The Department does not deny that the LLC may have been formed for a purpose other than avoiding the tax. However, in determining that Taxpayer was entitled to rely on the representations of the Montana attorney to the extent that Taxpayer did not knowingly commit fraud, the Department also reasonably notes the attorney's own representations that the purpose of establishing a Montana LLC is to "save a great deal of money on taxes and licensing fees . . . ."

The Department is unable to agree that Taxpayer has met its burden under IC § 6-8.1-5-1(c) of demonstrating that the recreational vehicle is not used or stored in Indiana and that the Department erred in requiring an Indiana resident from paying use tax on a vehicle purchased outside the state.

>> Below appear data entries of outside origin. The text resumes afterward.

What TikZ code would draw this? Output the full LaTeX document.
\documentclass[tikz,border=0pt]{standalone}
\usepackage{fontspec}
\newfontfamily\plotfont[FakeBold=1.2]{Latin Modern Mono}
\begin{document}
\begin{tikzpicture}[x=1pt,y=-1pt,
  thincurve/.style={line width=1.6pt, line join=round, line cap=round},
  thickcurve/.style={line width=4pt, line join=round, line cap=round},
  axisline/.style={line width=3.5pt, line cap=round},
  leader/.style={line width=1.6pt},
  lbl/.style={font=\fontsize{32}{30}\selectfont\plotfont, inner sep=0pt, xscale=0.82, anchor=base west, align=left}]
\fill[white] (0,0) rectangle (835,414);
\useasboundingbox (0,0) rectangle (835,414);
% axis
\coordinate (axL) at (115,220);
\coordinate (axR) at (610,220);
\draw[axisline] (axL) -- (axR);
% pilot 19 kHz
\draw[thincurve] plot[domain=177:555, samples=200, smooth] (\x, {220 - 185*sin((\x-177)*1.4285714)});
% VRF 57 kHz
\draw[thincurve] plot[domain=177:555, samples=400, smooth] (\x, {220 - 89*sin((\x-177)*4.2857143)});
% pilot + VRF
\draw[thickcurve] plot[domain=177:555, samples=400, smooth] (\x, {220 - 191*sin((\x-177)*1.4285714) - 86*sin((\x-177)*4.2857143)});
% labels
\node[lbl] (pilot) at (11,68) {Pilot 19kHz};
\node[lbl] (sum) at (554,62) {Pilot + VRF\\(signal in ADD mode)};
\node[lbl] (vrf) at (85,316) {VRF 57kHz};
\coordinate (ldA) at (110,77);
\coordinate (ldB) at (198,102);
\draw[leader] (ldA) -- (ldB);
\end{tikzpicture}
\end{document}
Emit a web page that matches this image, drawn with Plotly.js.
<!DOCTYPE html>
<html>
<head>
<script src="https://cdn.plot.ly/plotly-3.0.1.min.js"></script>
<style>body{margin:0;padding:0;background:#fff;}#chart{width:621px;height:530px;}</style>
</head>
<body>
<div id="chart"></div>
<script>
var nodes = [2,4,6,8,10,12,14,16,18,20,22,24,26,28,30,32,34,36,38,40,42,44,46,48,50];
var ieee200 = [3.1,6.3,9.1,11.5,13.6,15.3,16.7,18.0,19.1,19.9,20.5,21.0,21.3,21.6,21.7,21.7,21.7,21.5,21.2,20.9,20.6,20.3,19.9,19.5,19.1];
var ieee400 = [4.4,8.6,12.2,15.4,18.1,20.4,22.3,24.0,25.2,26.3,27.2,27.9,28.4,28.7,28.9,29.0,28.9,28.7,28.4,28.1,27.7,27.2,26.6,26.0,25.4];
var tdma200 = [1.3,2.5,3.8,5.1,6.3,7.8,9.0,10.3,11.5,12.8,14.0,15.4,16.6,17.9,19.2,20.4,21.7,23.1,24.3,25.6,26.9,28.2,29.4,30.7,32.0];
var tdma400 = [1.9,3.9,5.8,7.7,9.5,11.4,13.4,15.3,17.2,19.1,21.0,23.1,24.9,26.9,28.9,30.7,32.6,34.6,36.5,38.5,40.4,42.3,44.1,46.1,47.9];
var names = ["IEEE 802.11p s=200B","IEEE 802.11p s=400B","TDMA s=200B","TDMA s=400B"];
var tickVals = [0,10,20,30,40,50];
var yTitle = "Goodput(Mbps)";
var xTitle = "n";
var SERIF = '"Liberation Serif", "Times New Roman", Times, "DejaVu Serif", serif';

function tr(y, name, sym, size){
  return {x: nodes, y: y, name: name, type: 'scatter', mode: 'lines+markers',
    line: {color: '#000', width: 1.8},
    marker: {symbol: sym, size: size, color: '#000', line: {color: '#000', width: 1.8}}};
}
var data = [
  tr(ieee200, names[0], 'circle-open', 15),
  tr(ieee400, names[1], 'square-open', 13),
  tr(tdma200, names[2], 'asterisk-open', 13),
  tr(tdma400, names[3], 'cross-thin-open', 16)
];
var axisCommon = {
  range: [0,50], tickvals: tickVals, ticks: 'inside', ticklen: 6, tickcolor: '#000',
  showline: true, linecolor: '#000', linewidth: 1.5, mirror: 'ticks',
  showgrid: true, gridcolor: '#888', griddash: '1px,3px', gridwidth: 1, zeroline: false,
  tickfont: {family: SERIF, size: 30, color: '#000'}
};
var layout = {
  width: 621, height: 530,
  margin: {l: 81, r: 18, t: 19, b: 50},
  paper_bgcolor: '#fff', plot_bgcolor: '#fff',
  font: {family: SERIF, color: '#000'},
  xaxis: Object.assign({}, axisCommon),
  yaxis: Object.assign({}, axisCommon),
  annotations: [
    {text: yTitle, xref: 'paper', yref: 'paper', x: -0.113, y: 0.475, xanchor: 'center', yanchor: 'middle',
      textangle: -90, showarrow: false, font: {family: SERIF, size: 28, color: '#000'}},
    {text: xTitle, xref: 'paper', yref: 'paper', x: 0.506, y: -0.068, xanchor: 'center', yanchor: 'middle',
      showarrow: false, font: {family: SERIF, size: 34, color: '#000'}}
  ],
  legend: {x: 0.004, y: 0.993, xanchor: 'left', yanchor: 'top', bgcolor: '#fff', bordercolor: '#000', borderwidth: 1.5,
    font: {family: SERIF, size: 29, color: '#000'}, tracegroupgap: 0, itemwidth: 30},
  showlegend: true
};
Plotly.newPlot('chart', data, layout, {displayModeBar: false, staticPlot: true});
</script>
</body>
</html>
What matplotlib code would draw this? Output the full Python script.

Unfortunately, the Department is unable to accept the proposition that Indiana residents may avoid paying sales and use tax on tangible personal property simply by titling that property outside the state. In this particular case, the Department is unable to agree that either the law, the facts presented by Taxpayer, or simple common sense compel the conclusion that Taxpayer should not be responsible for paying use tax on this vehicle. Department has consistently determined as much. See Letter of Findings 04-20100111 (March 29, 2010), 20100526 Ind. Reg. 045100324NRA; Letter of Findings 04-20100299 (July 28, 2010), 20100929 Ind. Reg. 045100591NRA; Letter of Findings 04-20100175 (August 23, 2010), 20101027 Ind. Reg. 045100650NRA.